Two close friends meet regularly in Santiago de Compostela to people-watch the Santiago Way's pilgrims; they mock, impersonate and deprecate their victims whilst they phantasise about their issues and secrets... but is loneliness -or a different perception of reality- inspiring this game?
ELVIRA BARBOZAElvira Barboza is born in Buenos Aires in 1974 but her family is exiled in Madrid when she is 3 years old, during the Argentinian dictatorship.
She studies film at Madrid’s Universidad Complutense and at Paris 8. Here she makes her first short film, «Lines», an experimental movie in 16mm.
She starts working at Duboi, a postproduction company, in the special effects department. Later on she starts working as an editor in French television. In 2004 she attends an acting course run by Carlo Boso that focuses in Commedia dell'Arte, where the emphasis is placed in improvisation. Here she starts to act and participate in plays created collectively.

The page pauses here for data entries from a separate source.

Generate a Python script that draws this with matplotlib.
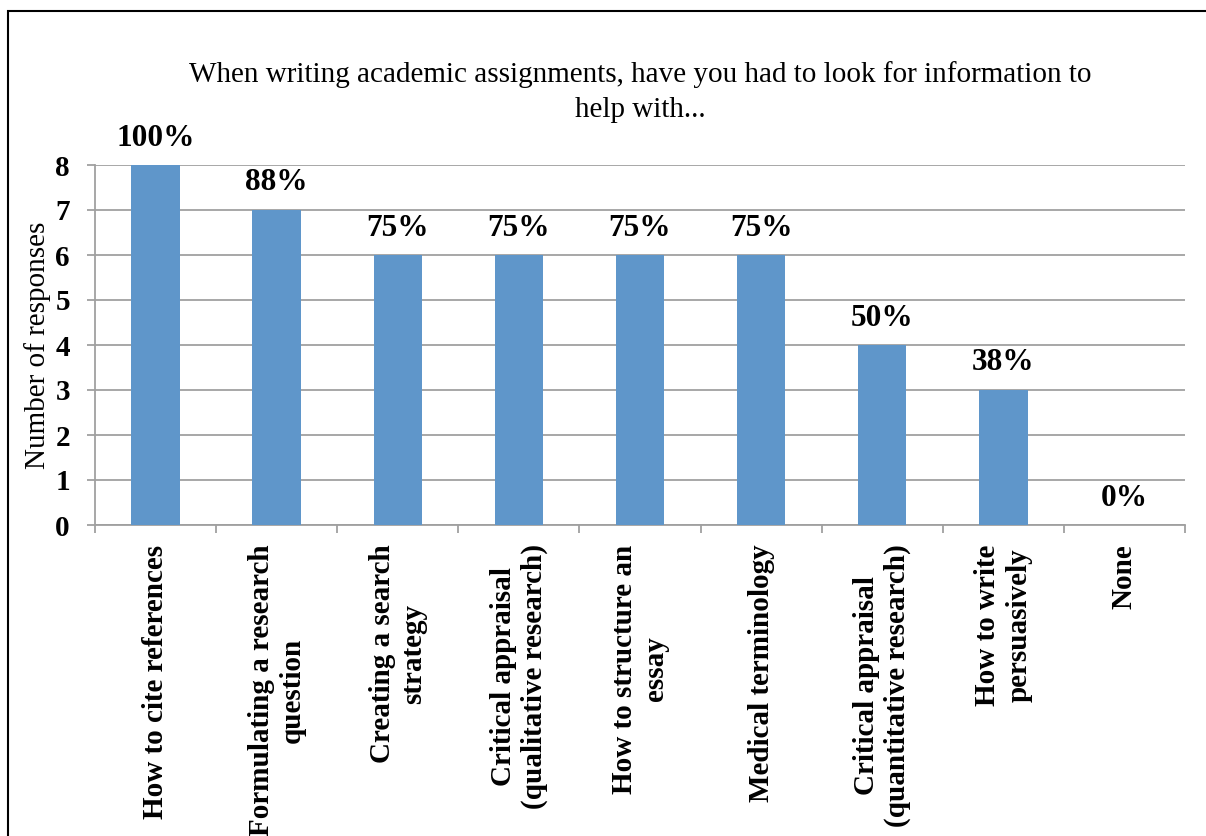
import matplotlib
matplotlib.use("Agg")
import matplotlib.pyplot as plt
from matplotlib.patches import Rectangle
from matplotlib.ticker import FixedLocator, NullFormatter

# Survey responses (8 respondents in total)
categories = [
    "How to cite references",
    "Formulating a research\nquestion",
    "Creating a search\nstrategy",
    "Critical appraisal\n(qualitative research)",
    "How to structure an\nessay",
    "Medical terminology",
    "Critical appraisal\n(quantitative research)",
    "How to write\npersuasively",
    "None",
]
responses = [8, 7, 6, 6, 6, 6, 4, 3, 0]
total_respondents = 8

title = ("When writing academic assignments, have you had to look for information to\n"
         "help with...")

plt.rcParams["font.family"] = ["Liberation Serif", "DejaVu Serif"]

W, H = 1206, 836
fig = plt.figure(figsize=(W / 100, H / 100), dpi=100)
fig.patch.set_facecolor("white")

# Frame around the chart area
fig.patches.append(Rectangle((8 / W, -0.1), 1.2, 1.1 - 11 / H,
                             transform=fig.transFigure, fill=False,
                             edgecolor="black", linewidth=1.5, zorder=10))

ax = fig.add_axes([95 / W, 1 - 525 / H, (1185 - 95) / W, (525 - 165) / H])

grid_col = "#A0A0A0"
x = list(range(len(categories)))
bars = ax.bar(x, responses, width=0.4, color="#5F96CA", zorder=3)

ax.set_xlim(-0.5, len(categories) - 0.5)
ax.set_ylim(0, 8)
ax.set_yticks(range(0, 9))
ax.yaxis.grid(True, color=grid_col, linewidth=1.3, zorder=0)

for side in ("top", "right"):
    ax.spines[side].set_visible(False)
for side in ("left", "bottom"):
    ax.spines[side].set_color(grid_col)
    ax.spines[side].set_linewidth(1.3)

# Category labels at bar centres, tick marks on category boundaries
ax.set_xticks(x)
ax.set_xticklabels(categories, rotation=90, fontsize=21, fontweight="bold",
                   ha="center", va="top", multialignment="center")
ax.tick_params(axis="x", which="major", length=0, pad=14)
ax.xaxis.set_minor_locator(FixedLocator([i - 0.5 for i in range(len(categories) + 1)]))
ax.xaxis.set_minor_formatter(NullFormatter())
ax.tick_params(axis="x", which="minor", length=6, width=1.3, color=grid_col)

ax.tick_params(axis="y", length=6, width=1.3, color=grid_col, pad=12,
               labelsize=21)
for lbl in ax.get_yticklabels():
    lbl.set_fontweight("bold")

ax.set_ylabel("Number of responses", fontsize=21, labelpad=3)

# Percentage of respondents above each bar
for xi, val in zip(x, responses):
    pct = int(val / total_respondents * 100 + 0.5)
    ax.annotate(f"{pct}%", (xi, val), xytext=(0, 9), textcoords="offset points",
                ha="center", va="bottom", fontsize=22.5, fontweight="bold",
                annotation_clip=False)

fig.text(640 / W, 1 - 61 / H, title, ha="center", va="top", fontsize=21,
         linespacing=1.45)

fig.savefig("out.png", dpi=100, facecolor="white")
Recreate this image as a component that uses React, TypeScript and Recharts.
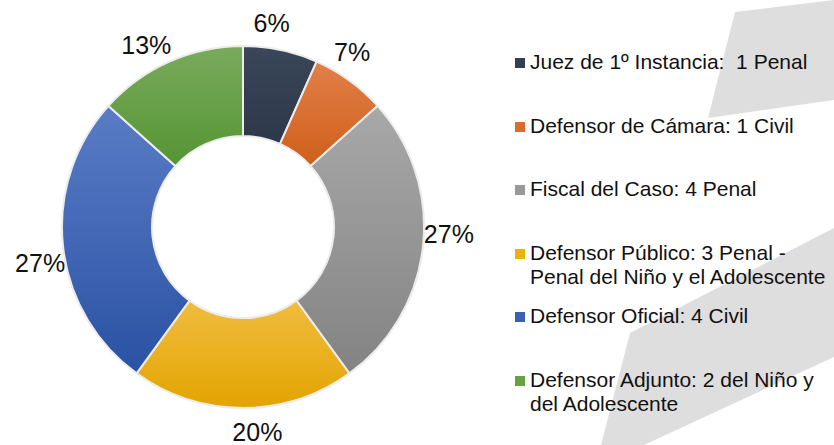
import React from "react";
import { Cell, Legend, Pie, PieChart } from "recharts";

const categories = [
  "Juez de 1º Instancia:  1 Penal",
  "Defensor de Cámara: 1 Civil",
  "Fiscal del Caso: 4 Penal",
  "Defensor Público: 3 Penal - Penal del Niño y el Adolescente",
  "Defensor Oficial: 4 Civil",
  "Defensor Adjunto: 2 del Niño y del Adolescente",
];
const counts = [1, 1, 4, 3, 4, 2];
const pctLabels = ["6%", "7%", "27%", "20%", "27%", "13%"];

const topColors = ["#3a4659", "#e27f48", "#a8a8a8", "#f1bc3f", "#5a7cc6", "#79ab5c"];
const bottomColors = ["#2d394a", "#cf5f1b", "#838383", "#e2a400", "#2a52a3", "#559434"];
const swatchColors = ["#333f50", "#dd6a26", "#999999", "#eab10f", "#3a62b4", "#66a144"];

const data = categories.map((name, i) => ({ name, value: counts[i] }));

const FONT = "'Liberation Sans', Arial, sans-serif";
const RADIAN = Math.PI / 180;

const renderLabel = (props: any) => {
  const { cx, cy, midAngle, outerRadius, index } = props;
  const a = (midAngle + 4) * RADIAN;
  const r = outerRadius + 25;
  const x = cx + r * Math.cos(a);
  const y = cy - r * Math.sin(a);
  return (
    <text
      x={x}
      y={y}
      textAnchor="middle"
      dominantBaseline="central"
      fontSize={25}
      fontFamily={FONT}
      fill="#111"
    >
      {pctLabels[index]}
    </text>
  );
};

const renderLegend = (props: any) => {
  const items = [...(props.payload || [])].sort(
    (a: any, b: any) => categories.indexOf(a.value) - categories.indexOf(b.value)
  );
  return (
    <div style={{ fontFamily: FONT, fontSize: 21, color: "#111" }}>
      {items.map((entry: any) => {
        const i = categories.indexOf(entry.value);
        return (
          <div key={i} style={{ display: "flex", alignItems: "flex-start", height: 63.6 }}>
            <div
              style={{
                width: 10,
                height: 10,
                marginTop: 8,
                background: swatchColors[i],
                flexShrink: 0,
              }}
            />
            <div style={{ marginLeft: 5, width: 304, lineHeight: "24px", whiteSpace: "pre-wrap" }}>
              {entry.value}
            </div>
          </div>
        );
      })}
    </div>
  );
};

export default function App() {
  return (
    <div style={{ position: "fixed", left: 0, top: 0, width: 834, height: 445, background: "#fff", overflow: "hidden" }}>
      <svg width={834} height={445} style={{ position: "absolute", left: 0, top: 0 }}>
        <polygon points="735,12 834,0 834,100 708,118" fill="#dedede" />
        <polygon points="834,228 630,333 601,445 644,445 834,357" fill="#dedede" />
      </svg>
      <div style={{ position: "absolute", left: 0, top: 0 }}>
        <PieChart width={834} height={445} margin={{ top: 0, right: 0, bottom: 0, left: 0 }}>
          <defs>
            {topColors.map((c, i) => (
              <linearGradient key={i} id={`sl${i}`} x1="0" y1="0" x2="0" y2="1">
                <stop offset="0%" stopColor={c} />
                <stop offset="100%" stopColor={bottomColors[i]} />
              </linearGradient>
            ))}
          </defs>
          <Pie
            data={data}
            dataKey="value"
            nameKey="name"
            cx={243}
            cy={227}
            innerRadius={91}
            outerRadius={181}
            startAngle={90}
            endAngle={-270}
            stroke="#ececec"
            strokeWidth={2}
            label={renderLabel}
            labelLine={false}
            isAnimationActive={false}
          >
            {data.map((_, i) => (
              <Cell key={i} fill={`url(#sl${i})`} />
            ))}
          </Pie>
          <Legend
            layout="vertical"
            align="right"
            verticalAlign="top"
            content={renderLegend}
            wrapperStyle={{ left: 515, top: 50, width: 319, right: "auto" }}
          />
        </PieChart>
      </div>
    </div>
  );
}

She then decides to further explore the principles of improvisation, this time applying them to the following short films:«Red or white?», "This summer", and «Making the first move».
LISA MARTINEZLisa Martinez is born in Córdoba (Argentina) in 1969 amidst the "Cordobazo", a revolutionary uprising in which her father was taking part.
She grows up during the dictatorship hiding her identity and moving home regularly to avoid capture as her father and stepmother(s) are deeply involved in radical left activism.
She leaves home at 15 and embarks on a three year intensive course of drama studies led by Alexis Echenagucía and Teresa Istillarte in Buenos Aires. During those years takes part in experimental theatre plays exclusively derived from improvisation work and collaborates with Eugenio Barba's avant-garde Odin Theatre in street/community based theatrical interventions in Buenos Aires.
Trapped in a cycle of constant crises, hyperinflation and crap jobs, she travels to Europe in search of greener pastures; she spends four years in Madrid as an illegal immigrant doing more crap job,. and finally manages to acquire a Spanish passport by swearing allegiance to the fucking queen. Since 1994 she lives in London, working for many years as a translator and interpreter and a teacher at various prisons, trying to enable imprisoned illegal immigrants to acquire enough language skills to survive.
She is currently co-writing the script for a long feature film to be developed with her brother Alejandro Rath, Argentinian film-maker.